Alternatively we might want to change the data to long format, maybe add a cleaning step (which isn’t needed for this example) and run the test using the formula notation.

ex_df %>%
  pivot_longer(everything(), names_to = "group", values_to = "value") %>%
  # additional cleaning step ... %>%
  t.test(value ~ group, data = .)

	Welch Two Sample t-test

data:  value by group
t = -13.731, df = 197.69, p-value < 2.2e-16
alternative hypothesis: true difference in means between group grp1 and group grp2 is not equal to 0
95 percent confidence interval:
 -11.784637  -8.824786
sample estimates:
mean in group grp1 mean in group grp2 
          9.962203          20.266915 

Now if we try that with |> we know in advance that it won’t work but I’m doing it here to generate the error

ex_df |>
  pivot_longer(everything(), names_to = "group", values_to = "value") |>
  # additional cleaning step ... |>
  t.test(value ~ group, data = .)
Error in `vec_c()`:
! Can't combine `group` <character> and `value` <double>.

We can get around this if we really want, with an anonymous function.

ex_df |>
  pivot_longer(everything(), names_to = "group", values_to = "value") |>
  (\(df) t.test(value ~ group, data = df))()

	Welch Two Sample t-test

data:  value by group
t = -13.731, df = 197.69, p-value < 2.2e-16
alternative hypothesis: true difference in means between group grp1 and group grp2 is not equal to 0
95 percent confidence interval:
 -11.784637  -8.824786
sample estimates:
mean in group grp1 mean in group grp2 
          9.962203          20.266915 

I quite like the notation of the anonymous functions but I’m not going to go into detail on them here because others have already provided excellent explanations. The blog post I linked above is one of them and I encourage you to read that too.

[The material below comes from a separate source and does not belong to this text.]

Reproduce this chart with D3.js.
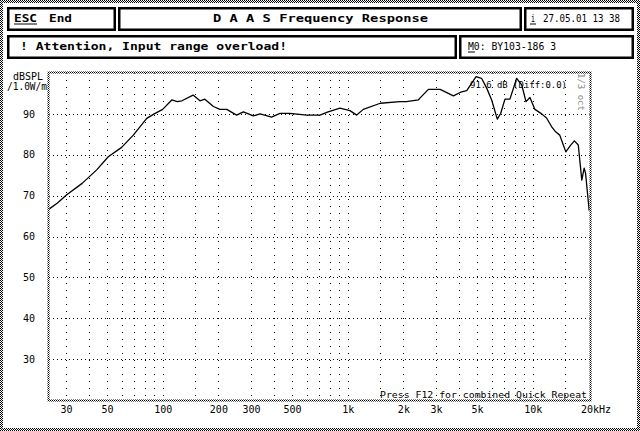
<!DOCTYPE html>
<html><head><meta charset="utf-8">
<script src="https://cdn.jsdelivr.net/npm/d3@7"></script>
<style>
html,body{margin:0;padding:0;background:#fff;}
svg{display:block;}
text{font-family:"DejaVu Sans Mono",monospace;fill:#000;}
</style></head>
<body>
<script>
// ---- data ----
const freqs = [24.3,27,30.3,36.7,44,50.8,60,69.4,82,90,100,112,120,127,146,159,169,188,204,222,251,273,309,336,388,430,487,600,708,784,908,1028,1119,1214,1500,1917,2080,2410,2450,2730,3160,3727,4080,4400,4940,5290,5640,6000,6435,6710,7080,7530,8190,8720,9200,9660,10280,11180,11880,12640,13300,14000,14600,15100,16000,16800,17630,18420,18970,19300,19980,20200];
const spl   = [66.7,68.2,70.2,73.0,76.3,79.5,81.8,84.8,88.9,90.0,91.1,93.4,93.0,93.2,94.6,93.2,93.6,91.8,91.1,91.1,89.7,90.5,89.5,90.0,89.2,90.1,90.1,89.7,89.7,90.5,91.4,90.8,89.7,91.1,92.6,93.0,93.0,93.4,93.8,96.0,96.0,94.4,95.3,95.7,99.1,98.7,96.3,93.4,88.7,90.1,93.6,93.6,98.7,97.1,93.0,94.0,91.1,90.0,89.0,86.9,85.6,84.8,82.5,80.7,82.3,83.4,82.4,73.8,76.7,75.5,68.5,66.3];
const yTicks = [30,40,50,60,70,80,90];
const yGrid = [30,40,50,60,70,80,90];
const xTickValues = [30,50,100,200,300,500,1000,2000,3000,5000,10000,20000];
const xTickText = ["30","50","100","200","300","500","1k","2k","3k","5k","10k","20kHz"];
const xGrid = [30,40,50,60,70,80,90,100,150,200,300,400,500,600,700,800,900,1000,1500,2000,3000,4000,5000,6000,7000,8000,9000,10000,15000];

const W = 640, H = 431;
const svg = d3.select("body").append("svg").attr("width",W).attr("height",H);
svg.append("rect").attr("width",W).attr("height",H).attr("fill","#fff");
const defs = svg.append("defs");
const pat = defs.append("pattern").attr("id","chk").attr("width",2).attr("height",2).attr("patternUnits","userSpaceOnUse");
pat.append("rect").attr("width",2).attr("height",2).attr("fill","#fff");
pat.append("rect").attr("x",0).attr("y",0).attr("width",1).attr("height",1).attr("fill","#000");
pat.append("rect").attr("x",1).attr("y",1).attr("width",1).attr("height",1).attr("fill","#000");

// outer dithered frame
svg.append("rect").attr("x",1.5).attr("y",1.5).attr("width",W-3).attr("height",H-3)
  .attr("fill","none").attr("stroke","url(#chk)").attr("stroke-width",3);

// header boxes
const boxes = [[7,7,116,31],[118,7,522,31],[524,7,634,31],[7,35,457,59],[459,35,634,59]];
boxes.forEach(b=>{
  svg.append("rect").attr("x",b[0]+1.25).attr("y",b[1]+1.25).attr("width",b[2]-b[0]-2.5).attr("height",b[3]-b[1]-2.5)
    .attr("fill","#fff").attr("stroke","#000").attr("stroke-width",2.5);
});
function txt(s,x,y,size,weight,len){
  const t = svg.append("text").attr("x",x).attr("y",y).attr("font-size",size).attr("font-weight",weight).text(s);
  if(len){t.attr("textLength",len).attr("lengthAdjust","spacingAndGlyphs");}
  return t;
}
txt("ESC",14,22,11,"bold",23);
svg.append("line").attr("x1",14).attr("x2",37).attr("y1",24).attr("y2",24).attr("stroke","#000").attr("stroke-width",1);
txt("End",49,22,11,"bold",23);
txt("D A A S  Frequency Response",213,22,11,"bold",215);
txt("i",531,22,10,"normal",4);
svg.append("line").attr("x1",530).attr("x2",536).attr("y1",24).attr("y2",24).attr("stroke","#000");
txt("27.05.01 13 38",543,22,10,"normal",77);
txt("! Attention, Input range overload!",20,50,11,"bold",267);
txt("M0: BY103-186 3",468,50,10,"normal",88);
svg.append("line").attr("x1",468).attr("x2",475).attr("y1",52).attr("y2",52).attr("stroke","#000");

// plot
const x0=49,x1=590,y0=73,y1=400;
const x = d3.scaleLog().domain([24.3,20400]).range([x0,x1]);
const y = d3.scaleLinear().domain([20,100]).range([y1,y0]);

const g = svg.append("g");
g.selectAll(".hg").data(yGrid).enter().append("line")
  .attr("x1",x0).attr("x2",x1).attr("y1",d=>Math.round(y(d))+0.5).attr("y2",d=>Math.round(y(d))+0.5)
  .attr("stroke","#000").attr("stroke-width",1).attr("stroke-dasharray","1,3");
g.selectAll(".vg").data(xGrid).enter().append("line")
  .attr("x1",d=>Math.round(x(d))+0.5).attr("x2",d=>Math.round(x(d))+0.5).attr("y1",y0).attr("y2",y1)
  .attr("stroke","#000").attr("stroke-width",1).attr("stroke-dasharray","1,6");

// annotation texts inside plot
txt("91.6 dB (Diff:0.0)",470,88,9,"normal",97);
txt("Press F12 for combined Quick Repeat",380,398,9.5,"normal",207);
svg.append("text").attr("transform","translate(578,73) rotate(90)").attr("font-size",9)
  .attr("fill","#777").style("fill","#888").text("1/3 oct");

// curve
const line = d3.line().x((d,i)=>x(freqs[i])).y(d=>y(d));
g.append("path").datum(spl).attr("d",line).attr("fill","none").attr("stroke","#000").attr("stroke-width",1.3).attr("stroke-linejoin","round");

// plot frame
svg.append("rect").attr("x",x0-0.5).attr("y",y0-0.5).attr("width",x1-x0+1).attr("height",y1-y0+1)
  .attr("fill","none").attr("stroke","url(#chk)").attr("stroke-width",2);

// axes
const ya = d3.axisLeft(y).tickValues(yTicks).tickSize(0).tickPadding(14).tickFormat(d3.format("d"));
const yg = svg.append("g").attr("transform",`translate(${x0},0)`).call(ya);
yg.select(".domain").remove();
yg.selectAll("text").attr("font-size",10).style("font-family","DejaVu Sans Mono");

const xa = d3.axisBottom(x).tickValues(xTickValues).tickSize(0).tickPadding(6).tickFormat((d,i)=>xTickText[i]);
const xg = svg.append("g").attr("transform",`translate(0,${y1})`).call(xa);
xg.select(".domain").remove();
xg.selectAll("text").attr("font-size",10).style("font-family","DejaVu Sans Mono");
xg.selectAll(".tick").filter(d=>d===20000).select("text").attr("text-anchor","start").attr("x",-8);

txt("dBSPL",13,80,10,"normal",30);
txt("/1.0W/m",7,90,10,"normal",40);
</script>
</body></html>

The conclusion I came to after this little bit of reading was that I’ll stick to the magrittr pipe %>%, as i think the notation it leads to (include the . notation) is easier to read. The exception to this would be if I was writing a package. In that case I do try to limit the dependencies and it might be worthwhile using |> and anonymous functions.

Other Pipes

As part of the reading I did, I also revisited the other pipes available from the magrittr package and it was really good reminder of what the options were. The ones I think I’ll end up using the most are the assignment pipe %<>% and what I’ll probably end up column the column pipe (the exposition pipe) %$%.

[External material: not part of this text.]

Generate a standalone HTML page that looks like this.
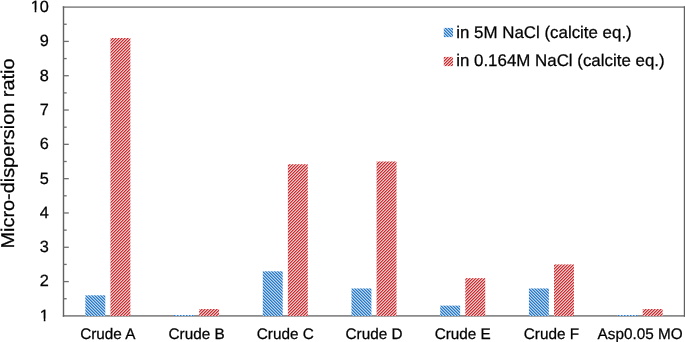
<!DOCTYPE html><html><head><meta charset="utf-8"><style>html,body{margin:0;padding:0;background:#fff;width:685px;height:342px;overflow:hidden}svg{display:block;filter:blur(0.3px)}text{font-family:"Liberation Sans",sans-serif;fill:#000;text-rendering:geometricPrecision;stroke:#000;stroke-width:0.25px}</style></head><body>
<svg width="685" height="342" viewBox="0 0 685 342">
<defs>
<pattern id="hb" patternUnits="userSpaceOnUse" x="0" y="0" width="3" height="3" shape-rendering="crispEdges"><rect x="0" y="0" width="1" height="1" fill="#2676c9"/><rect x="1" y="0" width="1" height="1" fill="#70a8de"/><rect x="2" y="0" width="1" height="1" fill="#bcd6f0"/><rect x="0" y="1" width="1" height="1" fill="#bcd6f0"/><rect x="1" y="1" width="1" height="1" fill="#2676c9"/><rect x="2" y="1" width="1" height="1" fill="#70a8de"/><rect x="0" y="2" width="1" height="1" fill="#70a8de"/><rect x="1" y="2" width="1" height="1" fill="#bcd6f0"/><rect x="2" y="2" width="1" height="1" fill="#2676c9"/></pattern>
<pattern id="hr" patternUnits="userSpaceOnUse" x="0" y="0" width="3" height="3" shape-rendering="crispEdges"><rect x="0" y="0" width="1" height="1" fill="#cf282d"/><rect x="1" y="0" width="1" height="1" fill="#e28184"/><rect x="2" y="0" width="1" height="1" fill="#f4cccb"/><rect x="0" y="1" width="1" height="1" fill="#e28184"/><rect x="1" y="1" width="1" height="1" fill="#f4cccb"/><rect x="2" y="1" width="1" height="1" fill="#cf282d"/><rect x="0" y="2" width="1" height="1" fill="#f4cccb"/><rect x="1" y="2" width="1" height="1" fill="#cf282d"/><rect x="2" y="2" width="1" height="1" fill="#e28184"/></pattern>
</defs>
<line x1="62.80" y1="7.10" x2="685.20" y2="7.10" stroke="#939393" stroke-width="1.6"/>
<line x1="62.80" y1="315.90" x2="685.20" y2="315.90" stroke="#8a8a8a" stroke-width="1.6"/>
<line x1="63.50" y1="6.30" x2="63.50" y2="316.70" stroke="#606060" stroke-width="1.4"/>
<line x1="684.50" y1="6.30" x2="684.50" y2="316.70" stroke="#606060" stroke-width="1.4"/>
<rect x="85.36" y="295.31" width="19.90" height="20.69" fill="url(#hb)"/>
<rect x="110.46" y="37.98" width="19.90" height="278.02" fill="url(#hr)"/>
<rect x="174.07" y="315.01" width="19.90" height="0.99" fill="url(#hb)"/>
<rect x="199.17" y="309.04" width="19.90" height="6.96" fill="url(#hr)"/>
<rect x="262.79" y="271.30" width="19.90" height="44.70" fill="url(#hb)"/>
<rect x="287.89" y="164.24" width="19.90" height="151.76" fill="url(#hr)"/>
<rect x="351.50" y="288.45" width="19.90" height="27.55" fill="url(#hb)"/>
<rect x="376.60" y="161.50" width="19.90" height="154.50" fill="url(#hr)"/>
<rect x="440.21" y="305.61" width="19.90" height="10.39" fill="url(#hb)"/>
<rect x="465.31" y="278.16" width="19.90" height="37.84" fill="url(#hr)"/>
<rect x="528.93" y="288.45" width="19.90" height="27.55" fill="url(#hb)"/>
<rect x="554.03" y="264.43" width="19.90" height="51.57" fill="url(#hr)"/>
<rect x="617.64" y="315.01" width="19.90" height="0.99" fill="url(#hb)"/>
<rect x="642.74" y="309.04" width="19.90" height="6.96" fill="url(#hr)"/>
<line x1="63.50" y1="298.74" x2="66.70" y2="298.74" stroke="#707070" stroke-width="1.3"/>
<line x1="63.50" y1="281.59" x2="68.80" y2="281.59" stroke="#707070" stroke-width="1.3"/>
<line x1="63.50" y1="264.43" x2="66.70" y2="264.43" stroke="#707070" stroke-width="1.3"/>
<line x1="63.50" y1="247.28" x2="68.80" y2="247.28" stroke="#707070" stroke-width="1.3"/>
<line x1="63.50" y1="230.12" x2="66.70" y2="230.12" stroke="#707070" stroke-width="1.3"/>
<line x1="63.50" y1="212.97" x2="68.80" y2="212.97" stroke="#707070" stroke-width="1.3"/>
<line x1="63.50" y1="195.81" x2="66.70" y2="195.81" stroke="#707070" stroke-width="1.3"/>
<line x1="63.50" y1="178.66" x2="68.80" y2="178.66" stroke="#707070" stroke-width="1.3"/>
<line x1="63.50" y1="161.50" x2="66.70" y2="161.50" stroke="#707070" stroke-width="1.3"/>
<line x1="63.50" y1="144.34" x2="68.80" y2="144.34" stroke="#707070" stroke-width="1.3"/>
<line x1="63.50" y1="127.19" x2="66.70" y2="127.19" stroke="#707070" stroke-width="1.3"/>
<line x1="63.50" y1="110.03" x2="68.80" y2="110.03" stroke="#707070" stroke-width="1.3"/>
<line x1="63.50" y1="92.88" x2="66.70" y2="92.88" stroke="#707070" stroke-width="1.3"/>
<line x1="63.50" y1="75.72" x2="68.80" y2="75.72" stroke="#707070" stroke-width="1.3"/>
<line x1="63.50" y1="58.57" x2="66.70" y2="58.57" stroke="#707070" stroke-width="1.3"/>
<line x1="63.50" y1="41.41" x2="68.80" y2="41.41" stroke="#707070" stroke-width="1.3"/>
<line x1="63.50" y1="24.26" x2="66.70" y2="24.26" stroke="#707070" stroke-width="1.3"/>
<text x="48.80" y="320.80" font-size="16.3" text-anchor="end">1</text>
<text x="48.80" y="286.49" font-size="16.3" text-anchor="end">2</text>
<text x="48.80" y="252.18" font-size="16.3" text-anchor="end">3</text>
<text x="48.80" y="217.87" font-size="16.3" text-anchor="end">4</text>
<text x="48.80" y="183.56" font-size="16.3" text-anchor="end">5</text>
<text x="48.80" y="149.24" font-size="16.3" text-anchor="end">6</text>
<text x="48.80" y="114.93" font-size="16.3" text-anchor="end">7</text>
<text x="48.80" y="80.62" font-size="16.3" text-anchor="end">8</text>
<text x="48.80" y="46.31" font-size="16.3" text-anchor="end">9</text>
<text x="48.80" y="12.00" font-size="16.3" text-anchor="end">10</text>
<rect x="39.58" y="318.60" width="4.18" height="3.80" fill="#fff"/>
<rect x="45.40" y="318.60" width="3.84" height="3.80" fill="#fff"/>
<rect x="30.51" y="9.80" width="4.18" height="3.80" fill="#fff"/>
<rect x="36.34" y="9.80" width="3.84" height="3.80" fill="#fff"/>
<text x="107.86" y="338.80" font-size="15.3" text-anchor="middle">Crude A</text>
<text x="196.57" y="338.80" font-size="15.3" text-anchor="middle">Crude B</text>
<text x="285.29" y="338.80" font-size="15.3" text-anchor="middle">Crude C</text>
<text x="374.00" y="338.80" font-size="15.3" text-anchor="middle">Crude D</text>
<text x="462.71" y="338.80" font-size="15.3" text-anchor="middle">Crude E</text>
<text x="551.43" y="338.80" font-size="15.3" text-anchor="middle">Crude F</text>
<text x="640.14" y="338.80" font-size="15.3" text-anchor="middle">Asp0.05 MO</text>
<text transform="translate(14.30,153.50) rotate(-90)" font-size="18.5" text-anchor="middle" textLength="190" lengthAdjust="spacingAndGlyphs">Micro-dispersion ratio</text>
<rect x="443.8" y="27.9" width="9.2" height="9.2" fill="url(#hb)"/>
<rect x="443.8" y="56.9" width="9.2" height="9.2" fill="url(#hr)"/>
<text x="456.20" y="37.80" font-size="16.9">in 5M NaCl (calcite eq.)</text>
<text x="456.20" y="66.40" font-size="16.9">in 0.164M NaCl (calcite eq.)</text>
</svg></body></html>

The %$% provides an alternative to the above t.test() notation as it allows us to access the columns directly.

library(magrittr)
ex_df %$% 
  t.test(grp1, grp2)

	Welch Two Sample t-test

data:  grp1 and grp2
t = -13.731, df = 197.69, p-value < 2.2e-16
alternative hypothesis: true difference in means is not equal to 0
95 percent confidence interval:
 -11.784637  -8.824786
sample estimates:
mean of x mean of y 
 9.962203 20.266915 

The assignment pipe saves me some typing for things I do a lot by replacing

ex_df <- ex_df %>%
   pivot_longer(everything(), names_to = "group", values_to = "value")

with

ex_df %<>% pivot_longer(everything(), names_to = "group", values_to = "value")
head(ex_df)
# A tibble: 6 × 2
  group value
  <chr> <dbl>
1 grp1   1.63
2 grp2  14.3 
3 grp1   5.09
4 grp2   8.97
5 grp1  24.2 
6 grp2  19.6 

Final Thoughts

If you are reading this and haven’t already, then I would really encourage you to read the blog post. I’m a big fan of the pipe and will continue to use it but for my personal work, I think I’ll stick with the magrittr pipe rather than switch to the base pipe.